_TASK_
Retype everything in the listing, leaving each line exactly as it is.

•••

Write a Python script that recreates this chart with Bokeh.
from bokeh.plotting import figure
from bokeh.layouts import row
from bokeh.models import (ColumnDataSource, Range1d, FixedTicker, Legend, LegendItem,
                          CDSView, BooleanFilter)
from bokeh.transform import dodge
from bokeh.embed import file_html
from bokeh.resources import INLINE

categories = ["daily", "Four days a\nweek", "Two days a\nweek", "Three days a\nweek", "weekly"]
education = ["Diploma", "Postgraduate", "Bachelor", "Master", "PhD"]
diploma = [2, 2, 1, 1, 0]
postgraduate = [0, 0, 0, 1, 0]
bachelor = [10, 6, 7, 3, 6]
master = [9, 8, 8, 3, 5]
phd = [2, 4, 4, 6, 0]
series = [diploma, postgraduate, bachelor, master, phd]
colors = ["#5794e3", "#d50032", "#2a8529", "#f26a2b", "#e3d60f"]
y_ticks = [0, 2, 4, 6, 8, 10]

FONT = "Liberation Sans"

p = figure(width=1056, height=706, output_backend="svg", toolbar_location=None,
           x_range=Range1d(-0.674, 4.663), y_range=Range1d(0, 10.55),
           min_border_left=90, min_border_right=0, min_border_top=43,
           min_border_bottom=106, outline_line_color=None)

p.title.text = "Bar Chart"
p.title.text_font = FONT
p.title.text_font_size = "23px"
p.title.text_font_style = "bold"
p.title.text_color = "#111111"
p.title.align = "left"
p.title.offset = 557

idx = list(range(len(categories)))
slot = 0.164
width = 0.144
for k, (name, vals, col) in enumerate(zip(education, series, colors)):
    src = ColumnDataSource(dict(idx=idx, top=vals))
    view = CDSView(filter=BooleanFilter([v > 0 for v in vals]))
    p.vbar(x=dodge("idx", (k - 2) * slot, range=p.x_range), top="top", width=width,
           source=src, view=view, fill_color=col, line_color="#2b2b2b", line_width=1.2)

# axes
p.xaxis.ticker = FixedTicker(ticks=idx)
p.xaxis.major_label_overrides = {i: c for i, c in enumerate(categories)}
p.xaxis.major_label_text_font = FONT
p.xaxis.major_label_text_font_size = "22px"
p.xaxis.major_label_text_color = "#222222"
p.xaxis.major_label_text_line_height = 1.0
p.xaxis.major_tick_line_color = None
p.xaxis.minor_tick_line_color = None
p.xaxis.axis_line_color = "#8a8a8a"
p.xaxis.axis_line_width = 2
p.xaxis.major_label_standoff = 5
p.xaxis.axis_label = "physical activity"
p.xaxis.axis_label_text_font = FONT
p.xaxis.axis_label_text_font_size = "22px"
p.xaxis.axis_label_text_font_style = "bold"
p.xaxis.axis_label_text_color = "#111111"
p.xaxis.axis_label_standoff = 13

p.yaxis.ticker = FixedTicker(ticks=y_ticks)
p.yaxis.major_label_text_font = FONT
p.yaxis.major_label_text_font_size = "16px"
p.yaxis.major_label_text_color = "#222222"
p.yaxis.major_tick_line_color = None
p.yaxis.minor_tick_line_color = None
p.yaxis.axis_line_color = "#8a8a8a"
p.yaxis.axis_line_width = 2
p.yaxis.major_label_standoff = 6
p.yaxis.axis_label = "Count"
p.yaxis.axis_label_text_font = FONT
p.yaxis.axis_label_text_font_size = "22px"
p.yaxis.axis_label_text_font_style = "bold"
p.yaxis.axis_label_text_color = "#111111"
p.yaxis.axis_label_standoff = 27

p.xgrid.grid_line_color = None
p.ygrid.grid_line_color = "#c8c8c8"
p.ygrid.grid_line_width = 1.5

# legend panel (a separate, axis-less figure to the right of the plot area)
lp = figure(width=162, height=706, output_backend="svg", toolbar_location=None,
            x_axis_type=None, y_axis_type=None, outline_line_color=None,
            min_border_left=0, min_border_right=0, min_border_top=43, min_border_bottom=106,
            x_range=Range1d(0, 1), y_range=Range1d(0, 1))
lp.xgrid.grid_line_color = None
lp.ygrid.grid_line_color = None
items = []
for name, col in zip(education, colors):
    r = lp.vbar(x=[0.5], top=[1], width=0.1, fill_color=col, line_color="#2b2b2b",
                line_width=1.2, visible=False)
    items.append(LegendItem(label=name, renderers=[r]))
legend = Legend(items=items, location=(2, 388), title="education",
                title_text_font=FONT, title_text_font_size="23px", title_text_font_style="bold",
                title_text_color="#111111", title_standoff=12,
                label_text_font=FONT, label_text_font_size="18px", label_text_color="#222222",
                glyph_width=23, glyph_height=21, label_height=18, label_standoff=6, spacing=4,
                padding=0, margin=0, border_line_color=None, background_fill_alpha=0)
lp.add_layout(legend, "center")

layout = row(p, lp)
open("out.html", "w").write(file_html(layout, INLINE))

•••

_EXERCISE ANSWER_
Write a Python script that recreates this chart with Bokeh.
from bokeh.plotting import figure
from bokeh.layouts import row
from bokeh.models import (ColumnDataSource, Range1d, FixedTicker, Legend, LegendItem,
                          CDSView, BooleanFilter)
from bokeh.transform import dodge
from bokeh.embed import file_html
from bokeh.resources import INLINE

categories = ["daily", "Four days a\nweek", "Two days a\nweek", "Three days a\nweek", "weekly"]
education = ["Diploma", "Postgraduate", "Bachelor", "Master", "PhD"]
diploma = [2, 2, 1, 1, 0]
postgraduate = [0, 0, 0, 1, 0]
bachelor = [10, 6, 7, 3, 6]
master = [9, 8, 8, 3, 5]
phd = [2, 4, 4, 6, 0]
series = [diploma, postgraduate, bachelor, master, phd]
colors = ["#5794e3", "#d50032", "#2a8529", "#f26a2b", "#e3d60f"]
y_ticks = [0, 2, 4, 6, 8, 10]

FONT = "Liberation Sans"

p = figure(width=1056, height=706, output_backend="svg", toolbar_location=None,
           x_range=Range1d(-0.674, 4.663), y_range=Range1d(0, 10.55),
           min_border_left=90, min_border_right=0, min_border_top=43,
           min_border_bottom=106, outline_line_color=None)

p.title.text = "Bar Chart"
p.title.text_font = FONT
p.title.text_font_size = "23px"
p.title.text_font_style = "bold"
p.title.text_color = "#111111"
p.title.align = "left"
p.title.offset = 557

idx = list(range(len(categories)))
slot = 0.164
width = 0.144
for k, (name, vals, col) in enumerate(zip(education, series, colors)):
    src = ColumnDataSource(dict(idx=idx, top=vals))
    view = CDSView(filter=BooleanFilter([v > 0 for v in vals]))
    p.vbar(x=dodge("idx", (k - 2) * slot, range=p.x_range), top="top", width=width,
           source=src, view=view, fill_color=col, line_color="#2b2b2b", line_width=1.2)

# axes
p.xaxis.ticker = FixedTicker(ticks=idx)
p.xaxis.major_label_overrides = {i: c for i, c in enumerate(categories)}
p.xaxis.major_label_text_font = FONT
p.xaxis.major_label_text_font_size = "22px"
p.xaxis.major_label_text_color = "#222222"
p.xaxis.major_label_text_line_height = 1.0
p.xaxis.major_tick_line_color = None
p.xaxis.minor_tick_line_color = None
p.xaxis.axis_line_color = "#8a8a8a"
p.xaxis.axis_line_width = 2
p.xaxis.major_label_standoff = 5
p.xaxis.axis_label = "physical activity"
p.xaxis.axis_label_text_font = FONT
p.xaxis.axis_label_text_font_size = "22px"
p.xaxis.axis_label_text_font_style = "bold"
p.xaxis.axis_label_text_color = "#111111"
p.xaxis.axis_label_standoff = 13

p.yaxis.ticker = FixedTicker(ticks=y_ticks)
p.yaxis.major_label_text_font = FONT
p.yaxis.major_label_text_font_size = "16px"
p.yaxis.major_label_text_color = "#222222"
p.yaxis.major_tick_line_color = None
p.yaxis.minor_tick_line_color = None
p.yaxis.axis_line_color = "#8a8a8a"
p.yaxis.axis_line_width = 2
p.yaxis.major_label_standoff = 6
p.yaxis.axis_label = "Count"
p.yaxis.axis_label_text_font = FONT
p.yaxis.axis_label_text_font_size = "22px"
p.yaxis.axis_label_text_font_style = "bold"
p.yaxis.axis_label_text_color = "#111111"
p.yaxis.axis_label_standoff = 27

p.xgrid.grid_line_color = None
p.ygrid.grid_line_color = "#c8c8c8"
p.ygrid.grid_line_width = 1.5

# legend panel (a separate, axis-less figure to the right of the plot area)
lp = figure(width=162, height=706, output_backend="svg", toolbar_location=None,
            x_axis_type=None, y_axis_type=None, outline_line_color=None,
            min_border_left=0, min_border_right=0, min_border_top=43, min_border_bottom=106,
            x_range=Range1d(0, 1), y_range=Range1d(0, 1))
lp.xgrid.grid_line_color = None
lp.ygrid.grid_line_color = None
items = []
for name, col in zip(education, colors):
    r = lp.vbar(x=[0.5], top=[1], width=0.1, fill_color=col, line_color="#2b2b2b",
                line_width=1.2, visible=False)
    items.append(LegendItem(label=name, renderers=[r]))
legend = Legend(items=items, location=(2, 388), title="education",
                title_text_font=FONT, title_text_font_size="23px", title_text_font_style="bold",
                title_text_color="#111111", title_standoff=12,
                label_text_font=FONT, label_text_font_size="18px", label_text_color="#222222",
                glyph_width=23, glyph_height=21, label_height=18, label_standoff=6, spacing=4,
                padding=0, margin=0, border_line_color=None, background_fill_alpha=0)
lp.add_layout(legend, "center")

layout = row(p, lp)
open("out.html", "w").write(file_html(layout, INLINE))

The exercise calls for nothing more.